▸ **Task to carry out**: Count every line in the entries that contains "seaborn". Report that count alone.
=== Exercise material ===
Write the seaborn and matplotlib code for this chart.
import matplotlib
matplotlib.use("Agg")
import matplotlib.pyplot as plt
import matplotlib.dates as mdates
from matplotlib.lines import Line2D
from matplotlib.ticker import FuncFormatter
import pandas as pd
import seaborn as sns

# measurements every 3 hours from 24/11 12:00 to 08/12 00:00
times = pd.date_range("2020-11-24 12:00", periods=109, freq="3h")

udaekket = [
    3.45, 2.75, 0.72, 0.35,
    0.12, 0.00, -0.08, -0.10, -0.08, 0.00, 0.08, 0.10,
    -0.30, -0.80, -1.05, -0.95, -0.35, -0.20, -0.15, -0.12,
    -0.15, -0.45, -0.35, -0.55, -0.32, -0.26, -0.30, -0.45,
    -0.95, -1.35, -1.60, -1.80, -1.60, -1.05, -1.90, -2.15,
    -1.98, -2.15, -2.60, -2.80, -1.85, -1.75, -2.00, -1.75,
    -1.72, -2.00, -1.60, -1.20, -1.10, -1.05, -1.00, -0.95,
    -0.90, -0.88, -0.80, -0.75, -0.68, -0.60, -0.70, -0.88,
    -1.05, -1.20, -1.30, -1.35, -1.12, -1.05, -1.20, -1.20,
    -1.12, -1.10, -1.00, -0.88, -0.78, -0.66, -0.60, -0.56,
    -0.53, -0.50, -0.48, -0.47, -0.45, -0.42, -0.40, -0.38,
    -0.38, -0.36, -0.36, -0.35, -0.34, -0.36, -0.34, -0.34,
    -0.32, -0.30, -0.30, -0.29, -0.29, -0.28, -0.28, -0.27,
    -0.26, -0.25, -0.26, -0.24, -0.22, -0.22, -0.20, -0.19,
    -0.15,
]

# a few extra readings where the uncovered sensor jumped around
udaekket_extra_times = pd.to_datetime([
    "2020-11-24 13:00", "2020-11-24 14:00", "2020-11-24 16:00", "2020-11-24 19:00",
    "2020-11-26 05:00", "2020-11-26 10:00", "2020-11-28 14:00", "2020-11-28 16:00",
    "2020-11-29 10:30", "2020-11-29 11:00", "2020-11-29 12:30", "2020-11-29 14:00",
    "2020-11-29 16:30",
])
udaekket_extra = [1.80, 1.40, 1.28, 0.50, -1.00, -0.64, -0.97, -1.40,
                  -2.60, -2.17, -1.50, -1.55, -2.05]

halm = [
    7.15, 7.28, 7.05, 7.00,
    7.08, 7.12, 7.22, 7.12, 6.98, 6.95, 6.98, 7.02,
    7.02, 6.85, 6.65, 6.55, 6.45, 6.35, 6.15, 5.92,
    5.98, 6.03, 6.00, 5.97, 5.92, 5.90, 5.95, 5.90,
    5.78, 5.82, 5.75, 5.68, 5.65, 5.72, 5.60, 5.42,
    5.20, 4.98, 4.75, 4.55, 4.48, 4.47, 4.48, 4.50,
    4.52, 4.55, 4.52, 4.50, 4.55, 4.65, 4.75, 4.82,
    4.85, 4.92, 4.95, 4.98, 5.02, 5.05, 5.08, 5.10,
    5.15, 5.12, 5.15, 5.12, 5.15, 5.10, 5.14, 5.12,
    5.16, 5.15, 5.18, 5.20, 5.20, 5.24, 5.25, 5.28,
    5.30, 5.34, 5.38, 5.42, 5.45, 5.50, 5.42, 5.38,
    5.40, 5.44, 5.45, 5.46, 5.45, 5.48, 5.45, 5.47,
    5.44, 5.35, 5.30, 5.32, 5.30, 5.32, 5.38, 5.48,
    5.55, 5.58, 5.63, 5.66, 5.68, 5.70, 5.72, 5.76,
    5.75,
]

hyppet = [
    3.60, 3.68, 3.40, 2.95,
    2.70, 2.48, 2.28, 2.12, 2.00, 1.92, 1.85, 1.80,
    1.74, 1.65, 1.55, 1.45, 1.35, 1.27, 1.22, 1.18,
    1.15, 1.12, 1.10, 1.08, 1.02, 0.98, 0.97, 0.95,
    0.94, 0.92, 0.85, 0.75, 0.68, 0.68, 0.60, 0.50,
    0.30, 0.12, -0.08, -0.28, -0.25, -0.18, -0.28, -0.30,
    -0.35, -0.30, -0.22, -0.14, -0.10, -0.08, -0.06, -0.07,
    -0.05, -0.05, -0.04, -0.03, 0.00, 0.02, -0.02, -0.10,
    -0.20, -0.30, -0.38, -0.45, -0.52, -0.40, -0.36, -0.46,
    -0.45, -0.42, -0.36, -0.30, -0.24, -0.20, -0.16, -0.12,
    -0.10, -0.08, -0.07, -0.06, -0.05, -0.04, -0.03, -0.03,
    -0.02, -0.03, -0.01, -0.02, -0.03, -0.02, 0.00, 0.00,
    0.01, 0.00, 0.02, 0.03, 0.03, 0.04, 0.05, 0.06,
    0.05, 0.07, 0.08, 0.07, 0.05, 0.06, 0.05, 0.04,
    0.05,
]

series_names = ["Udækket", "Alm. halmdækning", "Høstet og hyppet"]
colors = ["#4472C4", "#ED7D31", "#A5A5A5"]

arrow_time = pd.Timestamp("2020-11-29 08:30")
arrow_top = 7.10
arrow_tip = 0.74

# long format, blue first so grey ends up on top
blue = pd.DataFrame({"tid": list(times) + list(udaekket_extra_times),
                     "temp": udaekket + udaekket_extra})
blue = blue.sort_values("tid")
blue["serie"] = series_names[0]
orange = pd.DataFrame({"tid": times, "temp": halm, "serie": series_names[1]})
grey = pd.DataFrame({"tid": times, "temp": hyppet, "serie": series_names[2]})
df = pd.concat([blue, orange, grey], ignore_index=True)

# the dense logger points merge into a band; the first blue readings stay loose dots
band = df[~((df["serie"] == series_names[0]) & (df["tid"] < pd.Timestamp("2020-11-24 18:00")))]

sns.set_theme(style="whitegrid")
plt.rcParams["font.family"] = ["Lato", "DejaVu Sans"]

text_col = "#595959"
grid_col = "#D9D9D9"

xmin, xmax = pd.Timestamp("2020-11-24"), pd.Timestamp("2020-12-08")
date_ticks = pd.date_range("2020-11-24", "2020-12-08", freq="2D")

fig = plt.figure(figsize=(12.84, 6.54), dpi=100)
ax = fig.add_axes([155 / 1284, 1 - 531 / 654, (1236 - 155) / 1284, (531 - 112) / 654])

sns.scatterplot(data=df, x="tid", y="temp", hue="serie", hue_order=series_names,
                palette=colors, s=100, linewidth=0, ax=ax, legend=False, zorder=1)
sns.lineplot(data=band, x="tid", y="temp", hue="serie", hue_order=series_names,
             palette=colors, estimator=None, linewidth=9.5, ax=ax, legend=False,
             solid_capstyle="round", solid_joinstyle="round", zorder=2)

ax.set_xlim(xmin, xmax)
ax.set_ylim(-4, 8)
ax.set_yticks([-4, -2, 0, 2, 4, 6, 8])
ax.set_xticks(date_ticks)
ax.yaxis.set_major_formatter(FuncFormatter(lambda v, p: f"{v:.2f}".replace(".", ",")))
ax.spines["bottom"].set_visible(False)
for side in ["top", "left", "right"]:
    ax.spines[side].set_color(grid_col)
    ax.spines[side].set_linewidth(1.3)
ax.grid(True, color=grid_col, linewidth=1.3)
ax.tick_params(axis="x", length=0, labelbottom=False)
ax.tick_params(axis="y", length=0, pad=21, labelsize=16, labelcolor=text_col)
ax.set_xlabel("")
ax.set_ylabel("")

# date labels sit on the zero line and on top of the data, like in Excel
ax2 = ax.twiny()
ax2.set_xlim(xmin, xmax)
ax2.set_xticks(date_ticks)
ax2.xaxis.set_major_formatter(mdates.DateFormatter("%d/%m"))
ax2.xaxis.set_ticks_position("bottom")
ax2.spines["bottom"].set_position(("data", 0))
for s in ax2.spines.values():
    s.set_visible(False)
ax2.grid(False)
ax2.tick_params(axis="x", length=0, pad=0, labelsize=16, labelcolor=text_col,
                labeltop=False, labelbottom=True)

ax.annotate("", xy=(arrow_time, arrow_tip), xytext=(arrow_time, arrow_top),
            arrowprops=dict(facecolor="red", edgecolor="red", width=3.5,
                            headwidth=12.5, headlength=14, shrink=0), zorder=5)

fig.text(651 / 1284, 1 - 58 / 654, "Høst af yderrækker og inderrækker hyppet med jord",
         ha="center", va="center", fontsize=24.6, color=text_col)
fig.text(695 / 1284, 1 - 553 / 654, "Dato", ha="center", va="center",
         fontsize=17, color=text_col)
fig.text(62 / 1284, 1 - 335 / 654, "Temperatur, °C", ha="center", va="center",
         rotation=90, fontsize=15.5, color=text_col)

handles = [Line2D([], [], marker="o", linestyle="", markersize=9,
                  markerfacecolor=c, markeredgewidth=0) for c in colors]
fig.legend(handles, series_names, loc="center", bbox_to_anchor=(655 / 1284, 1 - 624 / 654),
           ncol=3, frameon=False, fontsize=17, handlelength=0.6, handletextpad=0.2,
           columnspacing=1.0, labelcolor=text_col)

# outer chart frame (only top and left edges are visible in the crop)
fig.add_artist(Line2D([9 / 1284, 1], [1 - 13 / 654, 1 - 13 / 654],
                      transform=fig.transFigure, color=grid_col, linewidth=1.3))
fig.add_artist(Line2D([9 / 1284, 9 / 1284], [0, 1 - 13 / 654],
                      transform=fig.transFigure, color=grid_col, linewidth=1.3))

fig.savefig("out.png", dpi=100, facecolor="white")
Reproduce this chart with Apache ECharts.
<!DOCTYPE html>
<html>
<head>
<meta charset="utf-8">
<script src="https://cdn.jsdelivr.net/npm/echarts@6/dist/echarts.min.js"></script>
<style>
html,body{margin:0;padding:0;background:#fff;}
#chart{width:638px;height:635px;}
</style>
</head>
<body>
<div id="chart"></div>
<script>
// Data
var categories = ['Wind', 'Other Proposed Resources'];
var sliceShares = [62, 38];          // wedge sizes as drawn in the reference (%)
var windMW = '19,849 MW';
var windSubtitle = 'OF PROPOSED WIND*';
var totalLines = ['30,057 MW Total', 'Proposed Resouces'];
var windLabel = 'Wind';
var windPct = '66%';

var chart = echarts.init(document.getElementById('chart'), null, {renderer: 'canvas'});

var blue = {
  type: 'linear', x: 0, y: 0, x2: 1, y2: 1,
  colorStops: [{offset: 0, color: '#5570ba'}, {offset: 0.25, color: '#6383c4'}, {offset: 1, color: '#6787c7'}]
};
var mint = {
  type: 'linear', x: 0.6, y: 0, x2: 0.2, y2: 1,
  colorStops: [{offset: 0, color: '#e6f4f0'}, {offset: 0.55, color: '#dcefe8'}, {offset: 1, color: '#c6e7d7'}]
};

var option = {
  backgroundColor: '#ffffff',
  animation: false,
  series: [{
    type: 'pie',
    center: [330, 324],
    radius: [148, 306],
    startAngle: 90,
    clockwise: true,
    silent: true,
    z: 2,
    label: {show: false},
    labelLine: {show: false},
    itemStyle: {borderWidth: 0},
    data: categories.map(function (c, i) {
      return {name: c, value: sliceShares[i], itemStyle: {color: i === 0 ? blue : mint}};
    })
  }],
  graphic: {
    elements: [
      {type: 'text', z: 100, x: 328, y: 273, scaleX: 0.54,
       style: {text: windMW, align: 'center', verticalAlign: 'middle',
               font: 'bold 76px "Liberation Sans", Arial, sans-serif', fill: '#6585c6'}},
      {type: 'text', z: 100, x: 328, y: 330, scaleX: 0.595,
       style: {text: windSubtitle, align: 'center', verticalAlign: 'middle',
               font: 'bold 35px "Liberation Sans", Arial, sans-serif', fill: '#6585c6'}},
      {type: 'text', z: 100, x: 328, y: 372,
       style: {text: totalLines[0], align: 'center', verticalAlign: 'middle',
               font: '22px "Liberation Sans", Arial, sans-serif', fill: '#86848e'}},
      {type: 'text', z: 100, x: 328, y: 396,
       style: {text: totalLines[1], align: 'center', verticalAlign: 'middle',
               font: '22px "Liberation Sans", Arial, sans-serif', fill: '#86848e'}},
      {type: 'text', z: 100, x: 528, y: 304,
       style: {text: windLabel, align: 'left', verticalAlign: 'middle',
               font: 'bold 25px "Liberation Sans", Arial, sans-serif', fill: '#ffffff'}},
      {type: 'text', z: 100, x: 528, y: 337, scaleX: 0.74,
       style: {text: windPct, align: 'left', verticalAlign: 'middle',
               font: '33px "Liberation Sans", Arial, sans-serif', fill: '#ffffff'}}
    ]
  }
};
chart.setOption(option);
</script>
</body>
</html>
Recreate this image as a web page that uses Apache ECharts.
===
▸ **Answer to the problem**: 2